Kim previously worked at Film 2.0 magazine and at Cine21 as critic and senior editor. He was subsequently an executive programmer at the prestigious Jeonju International Film Festival. He is currently a professor at the Myongji University and vice-chair of KOFIC.
Because he is already under KOFIC contract, Kim’s term will run only until January 2022 instead of the normal three years. His contract is then eligible to be renewed.
Kim will be tasked with helping to revive the Korean film industry. The Korean entertainment industry had been riding high in early 2020, with K-pop, TV drama and film all achieving unprecedented international success. The year began well with “Parasite” winning Oscar acclaim, but the coronavirus epidemic did not spare Korea. Cinemas are currently operating at minimal capacity; new releases have all but halted; and the box office for 2020 tumbled by 73% in local currency terms.
“We will seek practical support measures to overcome these difficult times … and will focus our capabilities to present a blueprint that actively responds to the rapidly reorganized film industry,” said Kim in a statement.
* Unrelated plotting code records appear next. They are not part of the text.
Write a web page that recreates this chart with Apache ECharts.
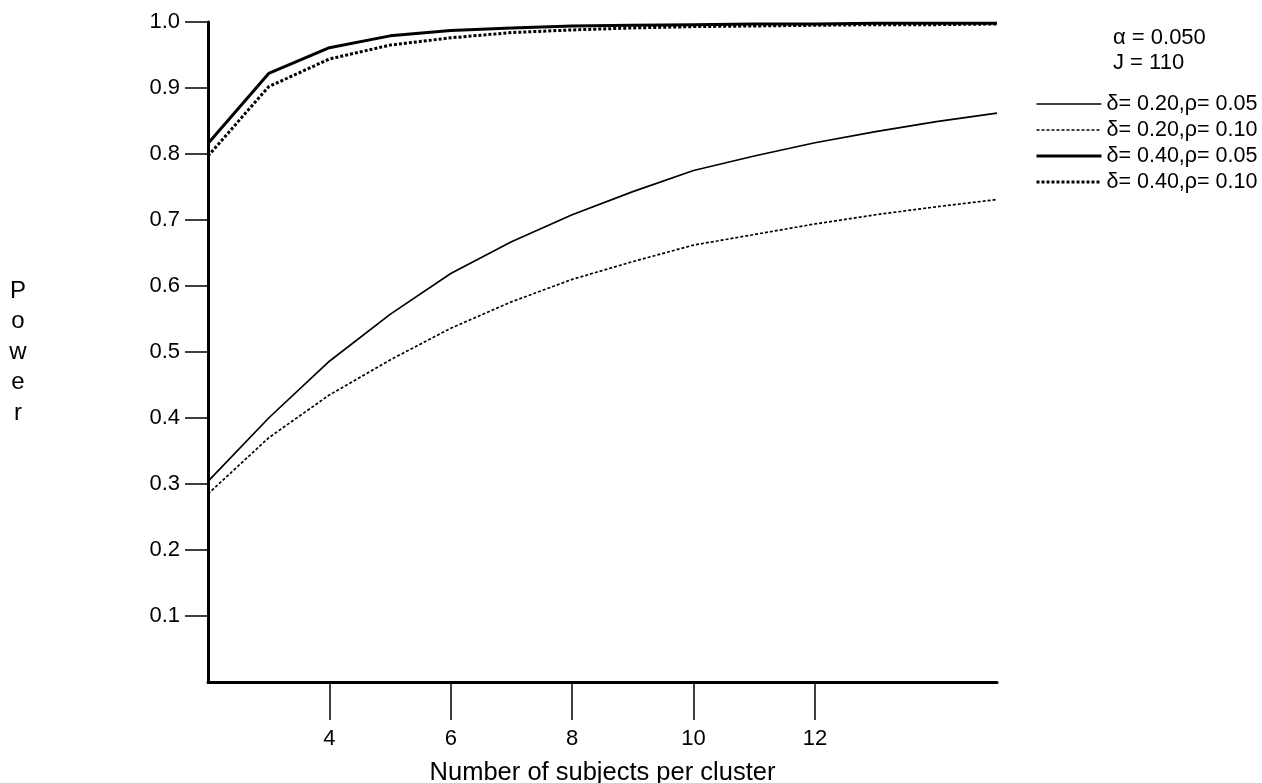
<!DOCTYPE html>
<html>
<head>
<meta charset="utf-8">
<script src="https://cdn.jsdelivr.net/npm/echarts@6/dist/echarts.min.js"></script>
<style>
html,body{margin:0;padding:0;background:#fff;}
#chart{width:1262px;height:783px;}
</style>
</head>
<body>
<div id="chart"></div>
<script>
var subjects = [2,3,4,5,6,7,8,9,10,11,12,13,14,15];
var powerD20R05 = [0.304,0.400,0.486,0.557,0.619,0.667,0.708,0.743,0.775,0.797,0.817,0.834,0.849,0.862];
var powerD20R10 = [0.285,0.370,0.435,0.488,0.536,0.576,0.610,0.637,0.662,0.678,0.694,0.708,0.720,0.731];
var powerD40R05 = [0.816,0.922,0.961,0.979,0.987,0.991,0.994,0.995,0.996,0.997,0.997,0.998,0.998,0.998];
var powerD40R10 = [0.797,0.902,0.944,0.965,0.976,0.984,0.988,0.991,0.993,0.994,0.995,0.996,0.996,0.997];
var seriesNames = ['δ= 0.20,ρ= 0.05','δ= 0.20,ρ= 0.10','δ= 0.40,ρ= 0.05','δ= 0.40,ρ= 0.10'];
var xTicks = [4,6,8,10,12];
var yTicks = [0.1,0.2,0.3,0.4,0.5,0.6,0.7,0.8,0.9,1.0];
var annotation = ['α = 0.050','J = 110'];

function pairs(ys){ return subjects.map(function(x,i){ return [x, ys[i]]; }); }

var FONT = 'Liberation Sans, Arial, sans-serif';
var widths = [1.7, 1.7, 3, 3];
var dashes = ['solid', [3,2], 'solid', [3,2]];
var chart = echarts.init(document.getElementById('chart'));
function mk(i, ys){
  return {
    name: seriesNames[i], type: 'line', data: pairs(ys), symbol: 'none', showSymbol: false, smooth: false,
    lineStyle: {color: '#000', width: widths[i], type: dashes[i]},
    itemStyle: {color: '#000'}, animation: false
  };
}
chart.setOption({
  backgroundColor: '#fff',
  animation: false,
  textStyle: {fontFamily: FONT, color: '#000'},
  grid: {left: 208, right: 265, top: 22, bottom: 101, containLabel: false, outerBoundsMode: 'none'},
  xAxis: {
    type: 'value', min: 2, max: 15,
    name: 'Number of subjects per cluster', nameLocation: 'middle', nameGap: 78,
    nameTextStyle: {fontSize: 25.5, color: '#000', fontFamily: FONT},
    axisLine: {show: true, onZero: false, lineStyle: {color: '#000', width: 3}},
    axisTick: {show: true, length: 38, customValues: xTicks, lineStyle: {color: '#000', width: 1.5}},
    axisLabel: {customValues: xTicks, fontSize: 22, color: '#000', margin: 46, fontFamily: FONT},
    splitLine: {show: false}
  },
  yAxis: {
    type: 'value', min: 0, max: 1,
    name: 'P\no\nw\ne\nr', nameLocation: 'middle', nameGap: 190, nameRotate: 0,
    nameTextStyle: {fontSize: 24, lineHeight: 30.5, color: '#000', align: 'center', verticalAlign: 'middle', fontFamily: FONT},
    axisLine: {show: true, lineStyle: {color: '#000', width: 3}},
    axisTick: {show: true, length: 23, customValues: yTicks, lineStyle: {color: '#000', width: 1.5}},
    axisLabel: {customValues: yTicks, fontSize: 22, color: '#000', margin: 28, fontFamily: FONT,
      formatter: function(v){ return v.toFixed(1); }},
    splitLine: {show: false}
  },
  legend: {
    orient: 'vertical', left: 1035, top: 93, itemGap: 4, padding: 0,
    itemWidth: 65, itemHeight: 14,
    itemStyle: {opacity: 0},
    textStyle: {fontSize: 21.5, color: '#000', fontFamily: FONT},
    data: seriesNames.map(function(n, i){
      return {name: n, itemStyle: {opacity: 0}, lineStyle: {width: widths[i], type: dashes[i], color: '#000'}};
    })
  },
  graphic: [
    {type: 'text', left: 1113, top: 27, style: {text: annotation[0], fontSize: 22, fill: '#000', fontFamily: FONT}},
    {type: 'text', left: 1113, top: 52, style: {text: annotation[1], fontSize: 22, fill: '#000', fontFamily: FONT}}
  ],
  series: [
    mk(0, powerD20R05),
    mk(1, powerD20R10),
    mk(2, powerD40R05),
    mk(3, powerD40R10)
  ]
});
</script>
</body>
</html>
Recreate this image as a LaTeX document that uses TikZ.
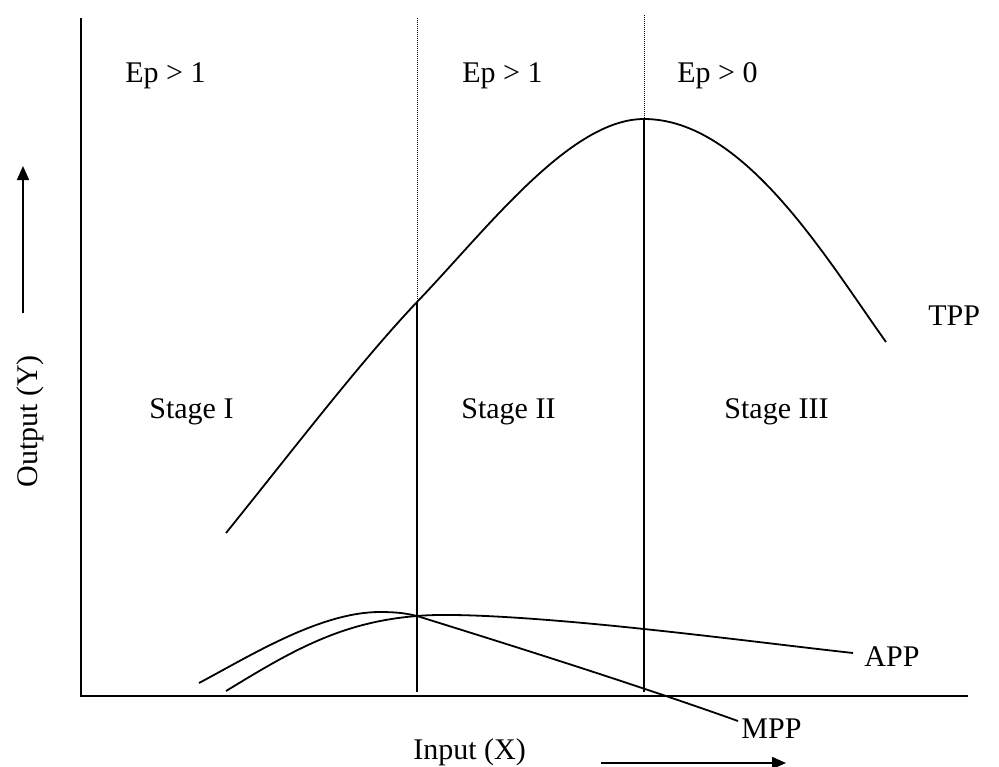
\documentclass[tikz,border=0pt]{standalone}
\usepackage{fontspec}
\setmainfont{Liberation Serif}
\usetikzlibrary{arrows.meta}
\tikzset{
        x=0.5pt, y=-0.5pt,
        axis/.style={line width=0.9pt},
        curve/.style={line width=0.9pt, line join=round},
        border/.style={line width=0.9pt},
        dotborder/.style={line width=0.5pt, dash pattern=on 0.5pt off 0.5pt},
        label/.style={anchor=base west, inner sep=0pt, font=\fontsize{15}{18}\selectfont},
        dirarrow/.style={line width=0.9pt, -{Triangle[length=7pt, width=6pt]}}
          }
\begin{document}
\begin{tikzpicture}
        \useasboundingbox (0,0) rectangle (999,766);
        % axes
        \coordinate (origin) at (81,696);
        \coordinate (ytop) at (81,18);
        \coordinate (xend) at (968,696);
        \draw[axis] (ytop) -- (origin) -- (xend);
        % stage borders
        \coordinate (top1) at (417,18);
        \coordinate (cut1) at (417,302);
        \coordinate (foot1) at (417,692);
        \coordinate (top2) at (644,15);
        \coordinate (cut2) at (644,119);
        \coordinate (foot2) at (644,692);
        \draw[dotborder] (top1) -- (cut1);
        \draw[border] (cut1) -- (foot1);
        \draw[dotborder] (top2) -- (cut2);
        \draw[border] (cut2) -- (foot2);
        % curves
        \coordinate (meet) at (417,616);
        \draw[curve] (226,533) .. controls (289,455) and (360,362) .. (cut1)
          .. controls (487,229) and (570,119) .. (cut2)
          .. controls (744,119) and (826,258) .. (886,342);
        \draw[curve] (226,691) .. controls (290,652) and (340,622) .. (meet)
          .. controls (460,612) and (560,620) .. (644,629)
          .. controls (720,637) and (790,646) .. (853,653);
        \draw[curve] (199,683) .. controls (250,656) and (320,612) .. (380,612)
          .. controls (395,612) and (405,613) .. (meet)
          .. controls (520,648) and (640,686) .. (738,721);
        % texts
        \node[label] (ep1) at (125,82) {Ep > 1};
        \node[label] (ep2) at (462,82) {Ep > 1};
        \node[label] (ep3) at (677,82) {Ep > 0};
        \node[label] (stage1) at (149,418) {Stage I};
        \node[label] (stage2) at (461,418) {Stage II};
        \node[label] (stage3) at (724,418) {Stage III};
        \node[label] (tpp) at (928,325) {TPP};
        \node[label] (app) at (864,666) {APP};
        \node[label] (mpp) at (741,738) {MPP};
        \node[label] (xname) at (413,759) {Input (X)};
        \node[label, rotate=90] (yname) at (37,488) {Output (Y)};
        % direction arrows
        \coordinate (ytail) at (23,313);
        \coordinate (yhead) at (23,166);
        \coordinate (xtail) at (601,763);
        \coordinate (xhead) at (786,763);
        \draw[dirarrow] (ytail) -- (yhead);
        \draw[dirarrow] (xtail) -- (xhead);
\end{tikzpicture}
\end{document}
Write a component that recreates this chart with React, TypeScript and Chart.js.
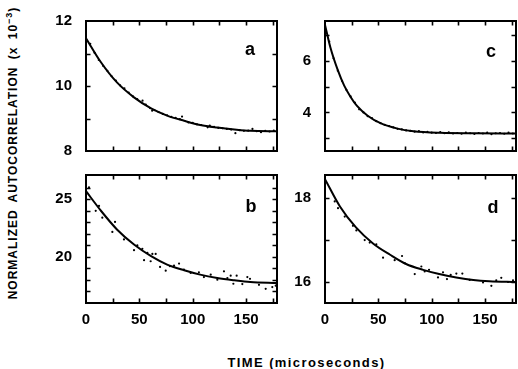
import React, { useEffect, useRef } from 'react';
import { Chart, registerables } from 'chart.js';
Chart.register(...registerables);

// ---- Data (time in microseconds, autocorrelation x 10^-3) ----
const curveXA = [0, 14, 29, 45, 61, 76, 92, 107, 123, 139, 154, 179];
const curveYA = [11.47, 10.73, 10.11, 9.65, 9.31, 9.09, 8.93, 8.8, 8.72, 8.66, 8.62, 8.61];
const dotXA = [4, 8, 12, 16, 20, 24, 28, 32, 36, 40, 44, 48, 53, 56, 60, 62, 64, 68, 72, 76, 80, 84, 88, 90, 96, 100, 104, 108, 114, 116, 120, 124, 128, 132, 136, 140, 144, 148, 152, 156, 160, 164, 168, 172, 176];
const dotYA = [11.3, 11.02, 10.8, 10.62, 10.47, 10.3, 10.17, 10.02, 9.93, 9.8, 9.68, 9.6, 9.55, 9.43, 9.32, 9.24, 9.26, 9.2, 9.14, 9.1, 9.05, 9.02, 8.98, 9.06, 8.88, 8.87, 8.82, 8.8, 8.73, 8.78, 8.74, 8.71, 8.7, 8.68, 8.66, 8.55, 8.64, 8.62, 8.63, 8.68, 8.61, 8.58, 8.62, 8.6, 8.63];

const curveXB = [0, 14, 29, 45, 61, 76, 92, 107, 123, 139, 154, 179];
const curveYB = [25.7, 24.0, 22.38, 21.07, 20.06, 19.33, 18.84, 18.46, 18.17, 17.97, 17.82, 17.73];
const dotXB = [2.8, 9.1, 12.2, 15.3, 24.7, 27.2, 35.6, 45, 48.1, 52.8, 54.4, 57.5, 60.6, 62.2, 65.3, 69.4, 74.7, 78.7, 82.5, 87.2, 91.8, 98.1, 105.8, 110.5, 116.9, 123.1, 129.3, 132.5, 135.6, 138.1, 141.2, 146.5, 151.2, 153.7, 162.1, 168.4, 174.6, 177.8];
const dotYB = [26.02, 23.99, 24.42, 23.4, 22.16, 23.03, 21.51, 20.58, 20.99, 20.7, 19.71, 20.35, 19.62, 20.26, 20.26, 19.13, 18.8, 19.19, 19.24, 19.42, 18.89, 18.6, 18.66, 18.25, 18.46, 18.02, 18.75, 18.17, 18.37, 17.67, 18.37, 17.64, 18.25, 18.1, 17.58, 17.23, 17.38, 17.5];

const curveXC = [0, 5, 12, 18, 24, 30, 40, 52, 68, 83, 108, 140, 179];
const curveYC = [7.4, 6.53, 5.64, 5.04, 4.6, 4.25, 3.87, 3.58, 3.37, 3.27, 3.21, 3.19, 3.18];
const dotXC = [4, 8, 12, 16, 20, 24, 28, 32, 36, 40, 44, 48, 52, 56, 60, 64, 68, 72, 76, 80, 84, 88, 92, 96, 100, 104, 108, 112, 116, 120, 124, 128, 132, 136, 140, 144, 148, 152, 156, 160, 164, 168, 172, 176];
const dotYC = [6.75, 6.1, 5.62, 5.22, 4.88, 4.62, 4.38, 4.12, 4.0, 3.85, 3.78, 3.66, 3.58, 3.52, 3.47, 3.42, 3.36, 3.34, 3.3, 3.28, 3.25, 3.27, 3.22, 3.24, 3.21, 3.2, 3.23, 3.19, 3.22, 3.18, 3.2, 3.17, 3.21, 3.19, 3.16, 3.2, 3.18, 3.21, 3.15, 3.19, 3.2, 3.17, 3.21, 3.18];

const curveXD = [0, 14, 29, 45, 61, 76, 92, 107, 123, 139, 154, 179];
const curveYD = [18.45, 17.8, 17.3, 16.92, 16.65, 16.43, 16.29, 16.19, 16.11, 16.05, 16.02, 16.0];
const dotXD = [9.1, 12.2, 18.5, 26.2, 29.4, 37.2, 41.9, 48.1, 54.4, 65.3, 72.2, 74.7, 84.1, 90.3, 93.4, 97.5, 105.9, 110.6, 114.3, 117.8, 123.1, 128.7, 135.6, 148.1, 155.9, 160.5, 165.2, 171.5, 176.2];
const dotYD = [17.92, 17.76, 17.56, 17.34, 17.23, 17.0, 16.94, 16.9, 16.58, 16.52, 16.62, 16.45, 16.19, 16.37, 16.25, 16.29, 16.11, 16.23, 16.07, 16.17, 16.2, 16.2, 16.05, 15.99, 15.91, 16.04, 16.1, 16.0, 16.04];

const xMin = 0;
const xMax = 179;
const xMinorStep = 25;
const xLabelStep = 50;

const FONT = '"Liberation Sans", Arial, Helvetica, sans-serif';

const framePlugin = {
  id: 'frameTicks',
  afterDatasetsDraw(chart: any) {
    const { ctx, chartArea: a, scales } = chart;
    const x = scales.x;
    const y = scales.y;
    ctx.save();
    ctx.strokeStyle = '#000';
    ctx.lineWidth = 1.6;
    const L = 4.5;
    ctx.beginPath();
    x.ticks.forEach((t: any) => {
      const px = Math.round(x.getPixelForValue(t.value)) + 0.5;
      if (px <= a.left + 2 || px >= a.right - 2) return;
      ctx.moveTo(px, a.bottom);
      ctx.lineTo(px, a.bottom - L);
      ctx.moveTo(px, a.top);
      ctx.lineTo(px, a.top + L);
    });
    y.ticks.forEach((t: any) => {
      const py = Math.round(y.getPixelForValue(t.value)) + 0.5;
      if (py <= a.top + 2 || py >= a.bottom - 2) return;
      ctx.moveTo(a.left, py);
      ctx.lineTo(a.left + L, py);
      ctx.moveTo(a.right, py);
      ctx.lineTo(a.right - L, py);
    });
    ctx.stroke();
    ctx.lineWidth = 2;
    ctx.strokeRect(a.left, a.top, a.right - a.left, a.bottom - a.top);
    ctx.restore();
  },
};

type PanelDef = {
  letter: string;
  left: number;
  top: number;
  w: number;
  h: number;
  yMin: number;
  yMax: number;
  yLabelStep: number;
  showX: boolean;
  cx: number[];
  cy: number[];
  dx: number[];
  dy: number[];
  lx: number;
  ly: number;
};

const panels: PanelDef[] = [
  { letter: 'a', left: 86, top: 21, w: 191, h: 130, yMin: 8, yMax: 12, yLabelStep: 2, showX: false, cx: curveXA, cy: curveYA, dx: dotXA, dy: dotYA, lx: 250, ly: 50 },
  { letter: 'b', left: 86, top: 175, w: 191, h: 128, yMin: 16, yMax: 27.1, yLabelStep: 5, showX: true, cx: curveXB, cy: curveYB, dx: dotXB, dy: dotYB, lx: 251, ly: 206 },
  { letter: 'c', left: 325, top: 21, w: 191, h: 130, yMin: 2.5, yMax: 7.55, yLabelStep: 2, showX: false, cx: curveXC, cy: curveYC, dx: dotXC, dy: dotYC, lx: 491, ly: 52 },
  { letter: 'd', left: 325, top: 175, w: 191, h: 128, yMin: 15.5, yMax: 18.55, yLabelStep: 2, showX: true, cx: curveXD, cy: curveYD, dx: dotXD, dy: dotYD, lx: 493, ly: 207 },
];

const PAD_T = 28;
const PAD_R = 14;
const Y_W = 50;
const X_H = 32;

function Panel({ p }: { p: PanelDef }) {
  const ref = useRef<HTMLCanvasElement>(null);
  useEffect(() => {
    const tickFont = { family: FONT, size: 15, weight: 'bold' as const };
    const chart = new Chart(ref.current as HTMLCanvasElement, {
      type: 'scatter',
      data: {
        datasets: [
          {
            type: 'line',
            data: p.cx.map((x, i) => ({ x, y: p.cy[i] })),
            borderColor: '#000',
            borderWidth: 2,
            pointRadius: 0,
            cubicInterpolationMode: 'monotone',
            fill: false,
          } as any,
          {
            type: 'scatter',
            data: p.dx.map((x, i) => ({ x, y: p.dy[i] })),
            backgroundColor: '#000',
            borderWidth: 0,
            pointRadius: 1.1,
          } as any,
        ],
      },
      options: {
        responsive: false,
        animation: false,
        events: [],
        layout: { padding: { top: PAD_T, right: PAD_R, left: 0, bottom: 0 } },
        plugins: { legend: { display: false }, tooltip: { enabled: false } },
        scales: {
          x: {
            type: 'linear',
            min: xMin,
            max: xMax,
            grid: { display: false, drawTicks: false },
            border: { display: false },
            ticks: {
              display: p.showX,
              stepSize: xMinorStep,
              includeBounds: false,
              autoSkip: false,
              maxRotation: 0,
              padding: 8,
              color: '#000',
              font: tickFont,
              callback: (v: any) => (Number(v) % xLabelStep === 0 ? String(v) : ''),
            },
            afterFit: (s: any) => {
              s.height = X_H;
            },
          } as any,
          y: {
            type: 'linear',
            min: p.yMin,
            max: p.yMax,
            grid: { display: false, drawTicks: false },
            border: { display: false },
            ticks: {
              stepSize: 1,
              includeBounds: false,
              autoSkip: false,
              padding: 14,
              color: '#000',
              font: tickFont,
              callback: (v: any) => (Number(v) % p.yLabelStep === 0 ? String(v) : ''),
            },
            afterFit: (s: any) => {
              s.width = Y_W;
            },
          } as any,
        },
      },
      plugins: [framePlugin],
    });
    return () => chart.destroy();
  }, []);
  return (
    <canvas
      ref={ref}
      width={Y_W + p.w + PAD_R}
      height={PAD_T + p.h + X_H}
      style={{ position: 'absolute', left: p.left - Y_W, top: p.top - PAD_T }}
    />
  );
}

export default function App() {
  return (
    <div
      style={{
        position: 'fixed',
        left: 0,
        top: 0,
        width: 518,
        height: 369,
        background: '#fff',
        overflow: 'hidden',
        fontFamily: FONT,
        color: '#000',
      }}
    >
      {panels.map((p) => (
        <Panel key={p.letter} p={p} />
      ))}
      {panels.map((p) => (
        <div
          key={'l' + p.letter}
          style={{
            position: 'absolute',
            left: p.lx,
            top: p.ly - (p.letter === 'a' || p.letter === 'c' ? 1.5 : 0),
            transform: 'translate(-50%, -50%)',
            fontSize: 18,
            fontWeight: 'bold',
            lineHeight: 1,
          }}
        >
          {p.letter}
        </div>
      ))}
      <div
        style={{
          position: 'absolute',
          left: 12.5,
          top: 152.5,
          transform: 'translate(-50%, -50%) rotate(-90deg)',
          whiteSpace: 'nowrap',
          fontSize: 12,
          fontWeight: 'bold',
          letterSpacing: 1,
          wordSpacing: 3,
          lineHeight: 1,
        }}
      >
        NORMALIZED AUTOCORRELATION (x 10<sup style={{ fontSize: 9, lineHeight: 0 }}>−3</sup>)
      </div>
      <div
        style={{
          position: 'absolute',
          left: 306.5,
          top: 362,
          transform: 'translate(-50%, -50%)',
          whiteSpace: 'nowrap',
          fontSize: 13,
          fontWeight: 'bold',
          letterSpacing: 1.4,
          lineHeight: 1,
        }}
      >
        TIME (microseconds)
      </div>
    </div>
  );
}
KOFIC was established in 1973 as a public institution under the Ministry of Culture, Sports and Tourism. Its role is “to improve the quality of Korean films and promote them and the film industry,” which in practical terms means it has regulatory, finance and promotion functions.
Filmmaker and Busan-based administrator Oh was appointed in 2018 for what was then a healing role. KOFIC had been buffeted by the political and economic scandals that led to the impeachment of former South Korean President Park Geun-hye.
Oh’s predecessor Kim Sae-hoon resigned in dubious circumstances in May 2017 after being accused of embezzling public money and of colluding with Park’s regime. Park and her associates interfered in film policy and operated a secret list of cultural industry talent who were denied public funding because of their political views.